63 Insinyur untuk Indonesia
Program kerja sama PLN dan ITB ini telah meluluskan 63 magister teknik kimia dari berbagai unit PLN di seluruh Indonesia. Mereka berasal dari anak perusahaan seperti PLN Indonesia Power, PLN Nusantara Power, hingga PT PLN (Persero) sebagai induk perusahaan.
Salah satunya Andrisky Muhammad dari Unit Pembangkitan Muara Tawar, Bekasi, yang meneliti Integrasi Teknologi CCS pada PLTGU. “Harapan saya, hasil riset ini bisa diterapkan di lingkungan PLN. CCS bisa jadi solusi efektif untuk menekan emisi CO₂ dari pembangkit berbasis gas,” ujarnya.
Kemudian ada Reza Wahid Prasetyo, insinyur muda dari PLTU Tanjung Jati B, Jepara, yang meneliti Co-Firing Green Ammonia untuk menekan emisi karbon. “Amonia adalah bahan bakar masa depan. Ia tidak menghasilkan karbon saat dibakar. Kalau teknologi ini bisa diterapkan secara luas, kontribusinya terhadap penurunan emisi akan besar sekali,” katanya penuh semangat.
Sementara itu, Ulul Azmi dari Energi Prima Indonesia meneliti gasifikasi batu bara menjadi hidrogen, dan Ferry Hidrayawan dari PLN Nusantara Power meneliti CCS dan integrasi smart grid untuk efisiensi ekonomi dan energi.
Mereka semua kini kembali ke unit kerja masing-masing, membawa bekal pengetahuan baru untuk mewujudkan transformasi energi PLN.
Langkah Kecil Menuju Masa Depan Besar
Indonesia masih menghadapi perjalanan panjang menuju net zero emission pada 2060. Namun langkah-langkah kecil dari insan seperti Bangun Sugito dan rekan-rekannya menjadi pondasi penting menuju masa depan yang lebih hijau.

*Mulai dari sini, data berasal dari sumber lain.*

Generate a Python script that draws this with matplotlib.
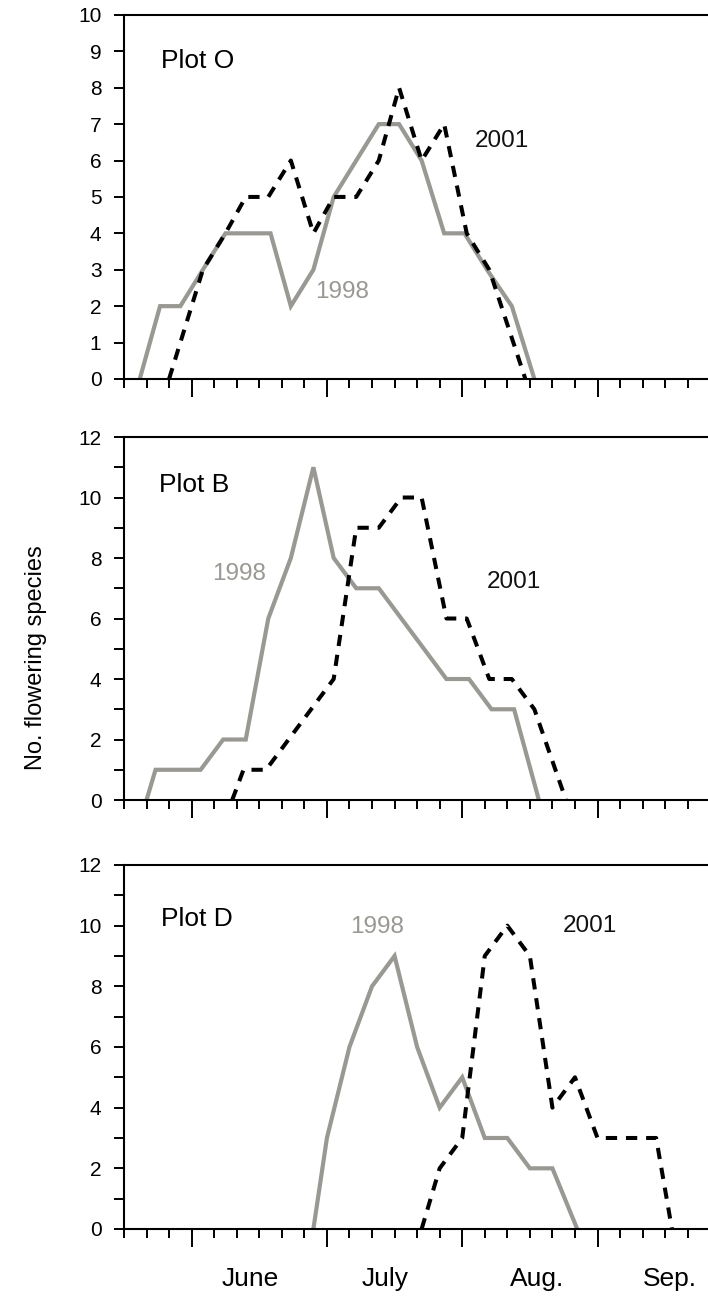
import matplotlib
matplotlib.use("Agg")
import matplotlib.pyplot as plt
from matplotlib.ticker import MultipleLocator, FixedLocator

plt.rcParams['font.family'] = ['Liberation Sans', 'DejaVu Sans']

# x values are days relative to 1 June, y values are number of flowering species
plot_o_1998_day = [-11.5, -7, -2.5, 2.5, 7.5, 12.5, 17.5, 22, 27, 31.5, 36.5, 41.5, 46, 51, 56, 60.5, 65.5, 71, 76]
plot_o_1998_n = [0, 2, 2, 3, 4, 4, 4, 2, 3, 5, 6, 7, 7, 6, 4, 4, 3, 2, 0]
plot_o_2001_day = [-5, 2.5, 7.5, 12, 17, 22, 27, 31.5, 36.5, 41.5, 46, 51, 56, 61, 66, 74]
plot_o_2001_n = [0, 3, 4, 5, 5, 6, 4, 5, 5, 6, 8, 6, 7, 4, 3, 0]

plot_b_1998_day = [-10, -8, -3, 2, 7, 12, 17, 22, 27, 31.5, 36.5, 41.5, 46.5, 51.5, 56.5, 61.5, 66.5, 71.5, 77]
plot_b_1998_n = [0, 1, 1, 1, 2, 2, 6, 8, 11, 8, 7, 7, 6, 5, 4, 4, 3, 3, 0]
plot_b_2001_day = [9, 11.5, 16.5, 21.5, 26.5, 31.5, 36.5, 41.5, 46.5, 51, 56.5, 61, 66, 71, 76, 83]
plot_b_2001_n = [0, 1, 1, 2, 3, 4, 9, 9, 10, 10, 6, 6, 4, 4, 3, 0]

plot_d_1998_day = [27, 30, 35, 40, 45, 50, 55, 60, 65, 70, 75, 80, 85.5]
plot_d_1998_n = [0, 3, 6, 8, 9, 6, 4, 5, 3, 3, 2, 2, 0]
plot_d_2001_day = [51, 55, 60, 65, 70, 75, 80, 85, 90, 96.5, 103, 106.5]
plot_d_2001_n = [0, 2, 3, 9, 10, 9, 4, 5, 3, 3, 3, 0]

plot_names = ['Plot O', 'Plot B', 'Plot D']
month_names = ['June', 'July', 'Aug.', 'Sep.']
month_label_day = [13, 43, 76.5, 106]

gray = '#9a9893'

fig = plt.figure(figsize=(7.08, 12.96), dpi=100)
ax_o = fig.add_axes([0.1751, 0.7076, 0.8281, 0.2809])
ax_b = fig.add_axes([0.1751, 0.3827, 0.8281, 0.2801])
ax_d = fig.add_axes([0.1751, 0.0517, 0.8281, 0.2809])

series = [
    (ax_o, plot_o_1998_day, plot_o_1998_n, plot_o_2001_day, plot_o_2001_n),
    (ax_b, plot_b_1998_day, plot_b_1998_n, plot_b_2001_day, plot_b_2001_n),
    (ax_d, plot_d_1998_day, plot_d_1998_n, plot_d_2001_day, plot_d_2001_n),
]

for ax, x98, y98, x01, y01 in series:
    ax.plot(x98, y98, color=gray, lw=3.0, solid_joinstyle='miter', zorder=2)
    ax.plot(x01, y01, color='black', lw=2.9, linestyle=(0, (2.8, 2.2)), zorder=3)

    ax.set_xlim(-15, 115)
    ax.xaxis.set_major_locator(FixedLocator([0, 30, 60, 90]))
    ax.xaxis.set_minor_locator(MultipleLocator(5))
    ax.tick_params(axis='x', which='major', length=13, width=1.4, labelbottom=False)
    ax.tick_params(axis='x', which='minor', length=6.5, width=1.4)
    ax.tick_params(axis='y', which='both', length=7.2, width=1.4, labelsize=15, pad=9)
    ax.spines['right'].set_visible(False)
    for side in ['left', 'top', 'bottom']:
        ax.spines[side].set_linewidth(1.5)

ax_o.set_ylim(0, 10)
ax_o.yaxis.set_major_locator(MultipleLocator(1))
for ax in [ax_b, ax_d]:
    ax.set_ylim(0, 12)
    ax.yaxis.set_major_locator(MultipleLocator(2))
    ax.yaxis.set_minor_locator(MultipleLocator(1))

# panel names
ax_o.text(-6.8, 8.54, plot_names[0], fontsize=19, va='baseline')
ax_b.text(-7.2, 10.17, plot_names[1], fontsize=19, va='baseline')
ax_d.text(-6.8, 9.99, plot_names[2], fontsize=19, va='baseline')

# year labels
ax_o.text(33.3, 2.23, '1998', color=gray, fontsize=17.5, ha='center', va='baseline')
ax_o.text(68.8, 6.37, '2001', color='#111111', fontsize=17.5, ha='center', va='baseline')
ax_b.text(10.5, 7.27, '1998', color=gray, fontsize=17.5, ha='center', va='baseline')
ax_b.text(71.5, 7.0, '2001', color='#111111', fontsize=17.5, ha='center', va='baseline')
ax_d.text(41.2, 9.75, '1998', color=gray, fontsize=17.5, ha='center', va='baseline')
ax_d.text(88.3, 9.79, '2001', color='#111111', fontsize=17.5, ha='center', va='baseline')

# month names under the bottom panel
for day, name in zip(month_label_day, month_names):
    ax_d.text(day, -1.88, name, fontsize=19, ha='center', va='baseline', clip_on=False)

fig.text(36 / 708, 1 - 658 / 1296, 'No. flowering species', fontsize=17,
         rotation=90, ha='center', va='center')

fig.savefig('out.png', dpi=100)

“Kami bukan hanya ingin jadi operator pembangkit,” kata Bangun. “Kami ingin jadi bagian dari solusi — agar anak cucu kita bisa hidup di bumi yang lebih bersih, dengan energi yang kita hasilkan sendiri.”
Ia menatap ke depan, ke arah masa depan di mana setiap tetes keringat insinyur Indonesia menjadi bagian dari kekuatan bangsa. Baginya, kedaulatan energi adalah kedaulatan masa depan. Dan pendidikan, riset, serta kolaborasi adalah jalannya.
“Kalau energi kita berdaulat,” ujarnya tegas, “Indonesia pasti kuat.”